Thursday, September 3, 2009

I am a bad, bad mommy (apparently)

It's happened, and it has happened much earlier than I thought it would.  

This morning Veronica yelled in my face, "You are a bad, bad mommy!  I don't want you to be my mommy!"  

I don't remember what she was mad about.  I think it was because I wouldn't let her in the shower with me, even though it is a weekday and the rule is No Showering With Mommy Until the Weekend, but I can't be sure if that's what sent her into hysterics.  Maybe it was just because.  Because she is three-and-a-half, because she is a girl and we are prone to outbursts, because, because, because, BECAUSE.  Maybe all girls say this to their mothers.  But really, at this age?  

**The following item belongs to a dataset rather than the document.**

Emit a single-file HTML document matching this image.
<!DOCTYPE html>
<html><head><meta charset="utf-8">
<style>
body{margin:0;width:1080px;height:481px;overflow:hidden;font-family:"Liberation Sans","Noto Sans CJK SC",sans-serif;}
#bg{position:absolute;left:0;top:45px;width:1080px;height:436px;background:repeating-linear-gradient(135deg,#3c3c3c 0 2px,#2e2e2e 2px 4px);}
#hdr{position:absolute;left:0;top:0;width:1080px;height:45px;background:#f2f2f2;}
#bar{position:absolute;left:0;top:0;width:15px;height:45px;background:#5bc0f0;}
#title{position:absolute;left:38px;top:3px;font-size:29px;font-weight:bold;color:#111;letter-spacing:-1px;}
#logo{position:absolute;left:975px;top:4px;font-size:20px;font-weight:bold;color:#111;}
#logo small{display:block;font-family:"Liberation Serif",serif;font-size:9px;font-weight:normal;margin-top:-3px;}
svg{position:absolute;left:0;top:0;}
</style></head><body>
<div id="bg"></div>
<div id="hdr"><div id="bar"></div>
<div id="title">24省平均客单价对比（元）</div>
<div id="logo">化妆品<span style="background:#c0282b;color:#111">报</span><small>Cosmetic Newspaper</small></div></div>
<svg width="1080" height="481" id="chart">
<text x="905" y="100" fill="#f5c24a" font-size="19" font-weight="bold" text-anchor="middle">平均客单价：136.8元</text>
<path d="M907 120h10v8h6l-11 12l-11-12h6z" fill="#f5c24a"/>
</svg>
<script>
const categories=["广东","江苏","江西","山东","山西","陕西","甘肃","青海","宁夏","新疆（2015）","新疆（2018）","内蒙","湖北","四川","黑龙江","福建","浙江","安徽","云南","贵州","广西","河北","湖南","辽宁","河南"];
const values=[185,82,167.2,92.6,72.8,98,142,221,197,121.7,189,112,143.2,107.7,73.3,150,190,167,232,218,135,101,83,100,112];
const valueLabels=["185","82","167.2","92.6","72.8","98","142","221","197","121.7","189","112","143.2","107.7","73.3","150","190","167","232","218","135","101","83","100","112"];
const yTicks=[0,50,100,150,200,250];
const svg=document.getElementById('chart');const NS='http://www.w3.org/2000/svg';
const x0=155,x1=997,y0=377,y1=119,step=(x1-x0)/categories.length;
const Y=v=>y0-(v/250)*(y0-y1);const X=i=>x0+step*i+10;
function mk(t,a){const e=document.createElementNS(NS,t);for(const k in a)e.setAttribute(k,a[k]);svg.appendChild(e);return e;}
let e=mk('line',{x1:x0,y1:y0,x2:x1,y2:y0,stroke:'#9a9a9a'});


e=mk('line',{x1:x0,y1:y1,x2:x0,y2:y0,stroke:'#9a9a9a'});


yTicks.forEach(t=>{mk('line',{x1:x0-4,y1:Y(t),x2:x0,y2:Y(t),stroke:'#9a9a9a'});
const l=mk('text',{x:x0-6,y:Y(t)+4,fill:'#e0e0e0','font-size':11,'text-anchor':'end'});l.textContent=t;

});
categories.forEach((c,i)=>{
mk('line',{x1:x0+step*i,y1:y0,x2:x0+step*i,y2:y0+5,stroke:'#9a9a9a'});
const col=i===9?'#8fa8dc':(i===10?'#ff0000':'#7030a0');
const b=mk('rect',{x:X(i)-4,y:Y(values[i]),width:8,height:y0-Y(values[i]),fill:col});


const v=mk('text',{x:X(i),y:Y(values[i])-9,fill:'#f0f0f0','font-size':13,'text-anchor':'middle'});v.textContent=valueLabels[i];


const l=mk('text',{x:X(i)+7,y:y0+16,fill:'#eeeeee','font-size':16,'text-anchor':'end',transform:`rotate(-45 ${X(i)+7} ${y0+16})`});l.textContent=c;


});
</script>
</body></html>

It actually didn't bother me when she said it, and it was all I could do not to laugh out loud. Most of the things she says to me are hilarious; this was no exception, and I certainly am not a bad mommy.  (Usually I am a good mommy, and sometimes I am just an average-to-middling mommy, but it is rare that I am truly a bad mommy.)  I didn't take it personally.  But as she said it I did feel sorry for her, terrible really, because she was obviously in the throes of some kind of preschooler angst that was very real to her.  She is already, at her age, a consummate drama queen, the biggest actress.  Her world mostly consists of dancing, singing, flailing about and very loud sighing, punctuated by the frequent, "I never have any (fill in the blank)" or "You always do (fill in the blank) to me".  She is, it seems, faced with injustice at every turn.

So I hugged her, and said it was ok for her to say I'm a bad mommy, because it was.  It was fine.  So she wiggled and really cried for a bit and fake cried for a lot longer, and finally she decided to move on.  I left her with her father and sped off to the shower before she could call me anything else, something much worse, like a bad cook or a crappy artist, things I am actually insecure about.  I wondered what else she could possibly call me as she got older.  And as I heard her begin the morning struggle with my husband over getting dressed, she yelled, "Mommy!  You are a Mad Scientist!"  I laughed.  That I can handle.


Tuesday, September 1, 2009

Baby Catnip

It is around 3 am, and Rex is rolling around on his changing table like a kitten in catnip.  I don't know what it is about his changing table that makes him so crazy happy.  Day or night, it doesn't matter.  It's almost to the point where I don't want to change him on the table at night because it will rile him up, but I don't want to get poop on the bed or the crib.  One of these days he'll stop pooping at night.  Right?

So I'm trying to change him, and I discover that I really, really want a diet Coke, with ice. Yum.  Strange middle-of-the-night craving, especially when I'm not even thirsty.  When I was pregnant with Veronica I ate bananas in the middle of the night, and with Rex, bowls of cereal.  Since we are absolutely not having any more children, maybe the diet Coke thing is nature's way of saying I can stop being so nutritious and live a little - go ahead and toss back a nice artificially-flavored, tooth-staining caffeinated beverage.  

Since I have no diet Coke, I think about how healthy I've been while pregnant with and nursing children.  I've really been an ascetic, a nutritional saint, and I'm looking forward to the day Rex is weaned so I can go hog wild.  As I said, there will be no more pitter-patter of little feet around our house after Rex, and I'm anticipating my diet will go totally to shit.  I feel like I've earned it.  So the trick now will be to make sure I don't get pregnant again, and since I seem to get knocked up the minute I smell cupcakes or look at a wall calendar of cuddly kittens, we'll be taking drastic measures.

All that Glitters

There is glitter all over our house.  It's even in the baby's diaper.  I am surprised it could survive in such a nuclear environment, but there it was, stuck to his left cheek.  Amazing.  Cary has declared war on glitter and has vacuumed at least three times today, but still, it's everywhere. Secretly, I love the glitter, because if I squint it feels like I am living in Fairyland, and since these days I am walking around with my eyes half open anyway, it's just perfect.